Mitsuha is a teenage girl raised by her grandmother in the Japanese countryside who is fed up with the monotony of small town life. “Please make me a handsome Tokyo boy in my next life!” she screams in frustration to the stars one night. Taki is a teenage boy in Tokyo juggling school, a part-time job and a budding relationship with a co-worker. The first time he wakes up in Mitsuha’s body and Mitsuha in his, both initially brush it off as an overwhelmingly realistic dream. But as the phenomenon repeats, they discover the unbelievable reason their paths collide.

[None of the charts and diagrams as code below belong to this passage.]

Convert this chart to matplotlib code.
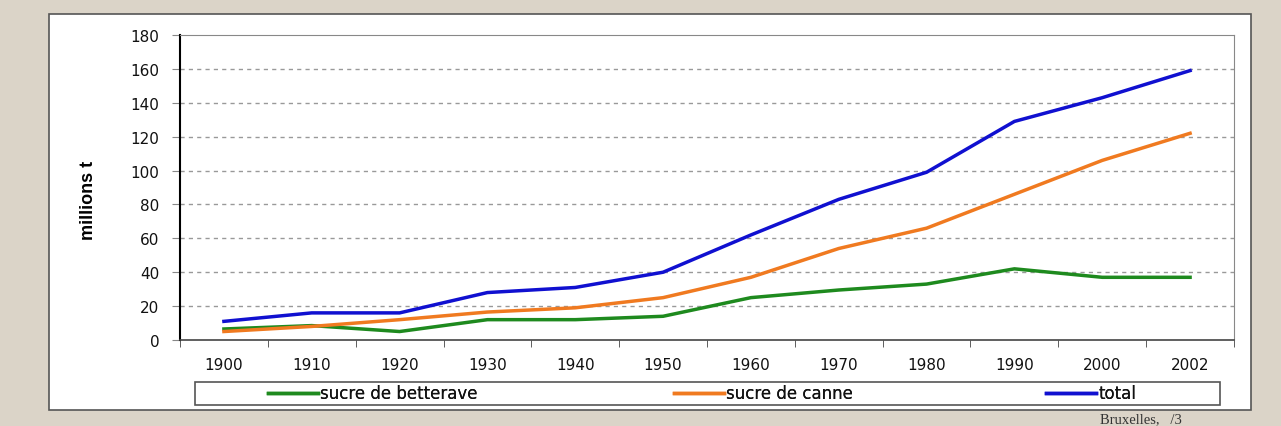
import matplotlib
matplotlib.use("Agg")
import matplotlib.pyplot as plt
from matplotlib.patches import Rectangle
import numpy as np

years = ["1900", "1910", "1920", "1930", "1940", "1950", "1960", "1970", "1980", "1990", "2000", "2002"]
betterave = [6.5, 8.5, 5, 12, 12, 14, 25, 29.5, 33, 42, 37, 37]
canne = [5, 8, 12, 16.5, 19, 25, 37, 54, 66, 86, 106, 122]
total = [11, 16, 16, 28, 31, 40, 62, 83, 99, 129, 143, 159]
y_ticks = [0, 20, 40, 60, 80, 100, 120, 140, 160, 180]

plt.rcParams['font.family'] = ['DejaVu Sans']

W, H = 1281, 427
fig = plt.figure(figsize=(W / 100, H / 100), dpi=100)
fig.patch.set_facecolor('#dbd4c8')

# white panel
panel = Rectangle((49 / W, 1 - 411 / H), (1251 - 49) / W, (411 - 15) / H,
                  transform=fig.transFigure, facecolor='white', edgecolor='#555555',
                  linewidth=1.2, zorder=-10)
fig.patches.append(panel)

# legend box
lbox = Rectangle((195 / W, 1 - 406 / H), (1220 - 195) / W, 23 / H,
                 transform=fig.transFigure, facecolor='white', edgecolor='#555555',
                 linewidth=1.2, zorder=-5)
fig.patches.append(lbox)

ax = fig.add_axes([180 / W, 1 - 341 / H, (1234 - 180) / W, (341 - 36) / H])
ax.set_facecolor('white')
x = np.arange(len(years))
l1, = ax.plot(x, betterave, color='#1e8a1e', lw=2.5, label='sucre de betterave')
l2, = ax.plot(x, canne, color='#f07a20', lw=2.5, label='sucre de canne')
l3, = ax.plot(x, total, color='#1010d0', lw=2.5, label='total')

ax.set_xlim(-0.5, len(years) - 0.5)
ax.set_ylim(0, 180)
ax.set_yticks(y_ticks)
ax.set_yticklabels([str(v) for v in y_ticks], fontsize=11, color='#111111')
ax.set_xticks(x)
ax.set_xticklabels(years, fontsize=11, color='#111111')
ax.tick_params(axis='x', which='major', length=0, pad=12)
ax.set_xticks(np.arange(-0.5, len(years), 1), minor=True)
ax.tick_params(axis='x', which='minor', length=5, color='#444444', direction='out')
ax.tick_params(axis='y', length=6, color='#888888', pad=9)
for t in y_ticks[1:-1]:
    ax.axhline(t, color='#999999', lw=1, ls=(0, (3, 3)), zorder=0)

ax.spines['left'].set_color('black')
ax.spines['left'].set_linewidth(1.5)
ax.spines['bottom'].set_color('#444444')
ax.spines['bottom'].set_linewidth(1.2)
ax.spines['top'].set_color('#888888')
ax.spines['right'].set_color('#888888')

fig.text(88 / W, 1 - 200 / H, 'millions t', rotation=90, ha='center', va='center',
         fontsize=13, fontweight='bold', fontstretch='condensed',
         family=['Liberation Sans Narrow', 'Liberation Sans', 'DejaVu Sans'])

# three legend entries placed inside the shared box
for handle, x0 in [(l1, 268), (l2, 674), (l3, 1046)]:
    lg = fig.legend(handles=[handle], loc='center left',
                    bbox_to_anchor=(x0 / W, 1 - 394.5 / H), frameon=False,
                    fontsize=12, handlelength=3.0, handletextpad=0.15,
                    borderpad=0, borderaxespad=0, labelcolor='#111111')
    fig.add_artist(lg)

fig.text(1100 / W, 1 - 420 / H, 'Bruxelles,   /3', ha='left', va='center',
         fontsize=10.5, family=['Liberation Serif', 'DejaVu Serif'], color='#333333')

fig.savefig('out.png', dpi=100, facecolor=fig.get_facecolor())
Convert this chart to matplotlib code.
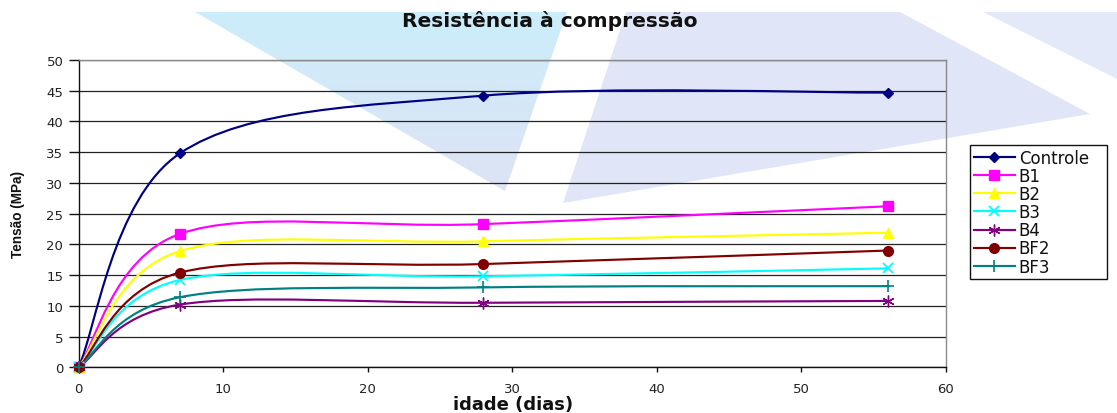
import numpy as np
import matplotlib
matplotlib.use("Agg")
import matplotlib.pyplot as plt
from matplotlib.path import Path
from matplotlib.patches import PathPatch, Polygon
from matplotlib.lines import Line2D

# ---- data -------------------------------------------------------------
idade = [0, 7, 28, 56]
controle = [0, 34.8, 44.2, 44.7]
b1 = [0, 21.7, 23.3, 26.2]
b2 = [0, 18.9, 20.5, 21.9]
b3 = [0, 14.2, 14.8, 16.1]
b4 = [0, 10.2, 10.5, 10.8]
bf2 = [0, 15.4, 16.8, 19.0]
bf3 = [0, 11.4, 13.0, 13.2]

series_names = ["Controle", "B1", "B2", "B3", "B4", "BF2", "BF3"]
series_values = [controle, b1, b2, b3, b4, bf2, bf3]

x_ticks = [0, 10, 20, 30, 40, 50, 60]
y_ticks = [0, 5, 10, 15, 20, 25, 30, 35, 40, 45, 50]

# ---- styles -----------------------------------------------------------
styles = {
    "Controle": dict(color="#000080", marker="D", ms=5.0, mew=1.0),
    "B1": dict(color="#FF00FF", marker="s", ms=7.0, mew=1.0),
    "B2": dict(color="#FFFF00", marker="^", ms=6.5, mew=1.0),
    "B3": dict(color="#00FFFF", marker="x", ms=7.0, mew=1.3),
    "B4": dict(color="#800080", marker=(6, 2, 0), ms=8.5, mew=1.0),
    "BF2": dict(color="#800000", marker="o", ms=7.0, mew=1.0),
    "BF3": dict(color="#008080", marker="+", ms=9.0, mew=1.2),
}

W, H = 1117, 414
fig = plt.figure(figsize=(W / 100, H / 100), dpi=100)
fig.patch.set_facecolor("white")

# ---- soft background logo shapes (pixel coordinates) ----------------------
bg = fig.add_axes([0, 0, 1, 1], zorder=-5)
bg.set_xlim(0, W)
bg.set_ylim(H, 0)
bg.axis("off")

lav = "#e0e6f7"
bg.add_patch(Polygon([(626, 13), (900, 13), (1090, 115), (563, 204)],
                     closed=True, facecolor=lav, edgecolor="none"))
bg.add_patch(Polygon([(983, 13), (1117, 13), (1117, 80)],
                     closed=True, facecolor="#e3e9f8", edgecolor="none"))
# gradient triangle (cyan at top, lavender at the tip)
tri = Polygon([(195, 13), (567, 13), (505, 192)], closed=True,
              facecolor="none", edgecolor="none")
bg.add_patch(tri)
grad = np.linspace(0, 1, 256)[:, None]
c_top = np.array([0.80, 0.93, 0.98])
c_bot = np.array([0.87, 0.89, 0.96])
img = c_top[None, None, :] * (1 - grad[:, :, None]) + c_bot[None, None, :] * grad[:, :, None]
im = bg.imshow(img, extent=(195, 567, 192, 13), aspect="auto", zorder=0)
im.set_clip_path(tri)

# ---- main axes ------------------------------------------------------------
ax = fig.add_axes([78.6 / W, 1 - 368.3 / H, (946 - 78.6) / W, (368.3 - 61) / H])
ax.set_facecolor("none")
ax.set_xlim(0, 60)
ax.set_ylim(0, 50)
ax.set_xticks(x_ticks)
ax.set_yticks(y_ticks)

ax.yaxis.grid(True, color="#222222", linewidth=0.9)
ax.set_axisbelow(True)

for side in ("top", "right"):
    ax.spines[side].set_color("#8a8a8a")
    ax.spines[side].set_linewidth(1.0)
for side in ("left", "bottom"):
    ax.spines[side].set_color("#111111")
    ax.spines[side].set_linewidth(1.0)

ax.tick_params(axis="both", direction="out", width=1.0, color="#111111",
               labelsize=9.5, labelcolor="#222222")
ax.tick_params(axis="y", length=7, pad=4)
ax.tick_params(axis="x", length=3.6, pad=7)
for lab in ax.get_xticklabels() + ax.get_yticklabels():
    lab.set_family("DejaVu Sans")


def smooth_path(xs, ys):
    """Cubic Bezier path through the points (Catmull-Rom style handles)."""
    pts = np.column_stack([xs, ys]).astype(float)
    n = len(pts)
    verts = [pts[0]]
    codes = [Path.MOVETO]
    for i in range(n - 1):
        p0 = pts[i - 1] if i > 0 else pts[i]
        p1 = pts[i]
        p2 = pts[i + 1]
        p3 = pts[i + 2] if i + 2 < n else pts[i + 1]
        verts += [p1 + (p2 - p0) / 6.0, p2 - (p3 - p1) / 6.0, p2]
        codes += [Path.CURVE4] * 3
    return Path(verts, codes)


LW = 1.55
handles = []
for name, vals in zip(series_names, series_values):
    st = styles[name]
    ax.add_patch(PathPatch(smooth_path(idade, vals), facecolor="none",
                           edgecolor=st["color"], linewidth=LW, zorder=3,
                           capstyle="round", joinstyle="round"))
    ax.plot(idade, vals, linestyle="none", marker=st["marker"],
            markersize=st["ms"], markeredgewidth=st["mew"],
            color=st["color"], markerfacecolor=st["color"],
            markeredgecolor=st["color"], zorder=4, clip_on=False)
    handles.append(Line2D([], [], color=st["color"], linewidth=LW,
                          marker=st["marker"], markersize=st["ms"],
                          markeredgewidth=st["mew"], markerfacecolor=st["color"],
                          markeredgecolor=st["color"], label=name))

# ---- texts ----------------------------------------------------------------
fig.text(550 / W, 1 - 21 / H, "Resistência à compressão", ha="center",
         va="center", fontsize=14.6, fontweight="bold", family="DejaVu Sans",
         color="#111111")
fig.text(513 / W, 1 - 405 / H, "idade (dias)", ha="center", va="center",
         fontsize=13, fontweight="bold", family="DejaVu Sans", color="#111111")
fig.text(18 / W, 1 - 215 / H, "Tensão (MPa)", ha="center", va="center",
         rotation=90, fontsize=9.8, fontweight="bold",
         family="Liberation Sans", color="#111111")

leg = fig.legend(handles=handles, loc="upper left", mode="expand",
                 bbox_to_anchor=(970 / W, 1 - 280 / H, 137 / W, 134 / H),
                 prop=dict(family="DejaVu Sans", size=12),
                 frameon=True, fancybox=False, edgecolor="#111111",
                 facecolor="white", framealpha=1.0, numpoints=1,
                 handlelength=2.45, handletextpad=0.25, labelspacing=0.01,
                 borderpad=0.22, borderaxespad=0.0)
leg.get_frame().set_linewidth(1.0)
for t in leg.get_texts():
    t.set_color("#111111")

fig.savefig("out.png", dpi=100, facecolor="white")
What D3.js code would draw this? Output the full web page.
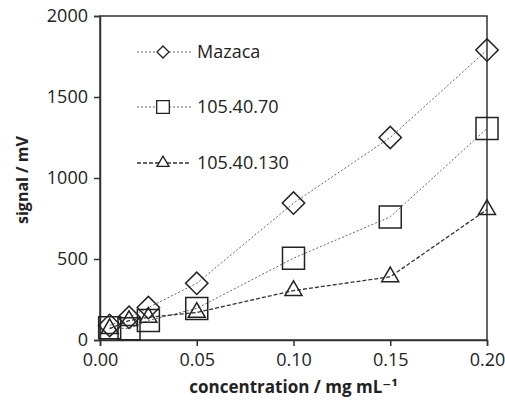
<!DOCTYPE html>
<html>
<head>
<meta charset="utf-8">
<script src="https://cdn.jsdelivr.net/npm/d3@7"></script>
<style>
  body { margin: 0; background: #fff; }
  text { font-family: "Open Sans", "DejaVu Sans", sans-serif; fill: #222; }
</style>
</head>
<body>
<div id="chart"></div>
<script>
// concentration (mg/mL)
var conc = [0.005, 0.015, 0.025, 0.05, 0.10, 0.15, 0.20];
var mazaca = [90, 140, 200, 350, 845, 1250, 1790];
var s7070 = [75, 70, 120, 195, 505, 760, 1305];
var s130 = [70, 120, 140, 170, 305, 390, 805];
var seriesNames = ["Mazaca", "105.40.70", "105.40.130"];
var xTicks = [0, 0.05, 0.10, 0.15, 0.20];
var yTicks = [0, 500, 1000, 1500, 2000];

var width = 505, height = 401;
var margin = { top: 16, right: 18, bottom: 61, left: 100 };
var w = width - margin.left - margin.right,
  h = height - margin.top - margin.bottom;

var svg = d3.select("#chart").append("svg")
  .attr("width", width).attr("height", height);

var g = svg.append("g")
  .attr("transform", "translate(" + margin.left + "," + margin.top + ")");

var x = d3.scaleLinear().domain([0, 0.2]).range([0, w]);
var y = d3.scaleLinear().domain([0, 2000]).range([h, 0]);

// frame
g.append("rect").attr("x", 0).attr("y", 0).attr("width", w).attr("height", h)
  .attr("fill", "none").attr("stroke", "#333").attr("stroke-width", 1.5);

var gx = g.append("g").attr("transform", "translate(0," + h + ")")
  .call(d3.axisBottom(x).tickValues(xTicks).tickFormat(d3.format(".2f")).tickSize(6).tickPadding(7));
var gy = g.append("g")
  .call(d3.axisLeft(y).tickValues(yTicks).tickFormat(d3.format("d")).tickSize(6).tickPadding(6));
[gx, gy].forEach(function (a) {
  a.select(".domain").attr("stroke", "#333").attr("stroke-width", 1.5);
  a.selectAll(".tick line").attr("stroke", "#333").attr("stroke-width", 1.5);
  a.selectAll(".tick text").style("font-size", "18px").attr("fill", "#222");
});

var data = [
  { name: seriesNames[0], vals: mazaca, dash: "2,2", sw: 1, col: "#666", shape: "diamond" },
  { name: seriesNames[1], vals: s7070, dash: "2,2", sw: 1, col: "#666", shape: "square" },
  { name: seriesNames[2], vals: s130, dash: "4,2", sw: 1.3, col: "#333", shape: "triangle" }
];

function symPath(shape, big) {
  if (shape == "diamond") return d3.symbol().type(d3.symbolSquare).size(big ? 250 : 72)();
  if (shape == "square") return d3.symbol().type(d3.symbolSquare).size(big ? 484 : 160)();
  return d3.symbol().type(d3.symbolTriangle).size(big ? 125 : 62)();
}

var line = d3.line()
  .x(function (d, i) { return x(conc[i]); })
  .y(function (d) { return y(d); });

data.forEach(function (s) {
  g.append("path").datum(s.vals)
    .attr("d", line)
    .attr("fill", "none")
    .attr("stroke", s.col)
    .attr("stroke-width", s.sw)
    .attr("stroke-dasharray", s.dash);
});

data.forEach(function (s) {
  g.selectAll(null).data(s.vals).enter().append("path")
    .attr("d", symPath(s.shape, true))
    .attr("transform", function (d, i) {
      return "translate(" + x(conc[i]) + "," + y(d) + ")" + (s.shape == "diamond" ? " rotate(45)" : "");
    })
    .attr("fill", "none")
    .attr("stroke", "#222")
    .attr("stroke-width", 1.5);
});

// legend
var legY = [52, 107, 163];
data.forEach(function (s, i) {
  var lg = svg.append("g").attr("transform", "translate(137," + legY[i] + ")");
  lg.append("line").attr("x1", 0).attr("x2", 54).attr("y1", 0).attr("y2", 0)
    .attr("stroke", s.col).attr("stroke-width", s.sw).attr("stroke-dasharray", s.dash);
  lg.append("path").attr("d", symPath(s.shape, false))
    .attr("transform", "translate(26,0)" + (s.shape == "diamond" ? " rotate(45)" : ""))
    .attr("fill", "#fff").attr("stroke", "#222").attr("stroke-width", 1.3);
  lg.append("text").attr("x", 60).attr("y", 0).attr("dy", "0.35em")
    .style("font-size", "18px").text(s.name);
});

// axis titles
svg.append("text")
  .attr("x", margin.left + w / 2).attr("y", 393)
  .attr("text-anchor", "middle")
  .style("font-size", "17px").style("font-weight", "bold")
  .text("concentration / mg mL\u207B\u00B9");

svg.append("text")
  .attr("transform", "translate(28,180) rotate(-90)")
  .attr("text-anchor", "middle")
  .style("font-size", "16px").style("font-weight", "bold")
  .text("signal / mV");
</script>
</body>
</html>
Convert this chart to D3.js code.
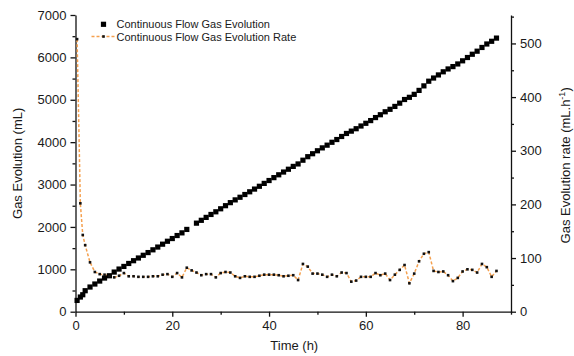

From the moment the film opens with a breathtaking shot of a star hurtling towards the glittering lights below, Shinkai establishes himself as a worthy successor to Hayao Miyazaki, the man who popularized Japanese anime films for international audiences. Every frame is heart-stopping in its beauty, the kind of lens we wish we could see our lives through. As the voices behind the star-crossed adolescents at the center of the story, Ryunosuke Kamiki and Mone Kamishiraishi are dynamically gripping in their performances, strongest when they convey their character’s reaction to being in the other’s body. The few scenes their characters share are the definition of magical. Both actors’ performances are overwhelmingly moving, carrying so much heart that it threatens to break the fourth wall of the screen. Their joy becomes our joy. Their tears become our tears. The music by Japanese rock band Radwimps elevates each brilliantly written scene to the next level, using a mix of piano, drums, and electric guitar to convey a balance of soaring optimism and heartstring-tugging melancholy.
Though body swapping is one of the most common entries in the plot device playbook, “Your Name” succeeds in circumventing the trope trappings to tell a gorgeously affecting tale about how fate keeps us forever intertwined in the best way.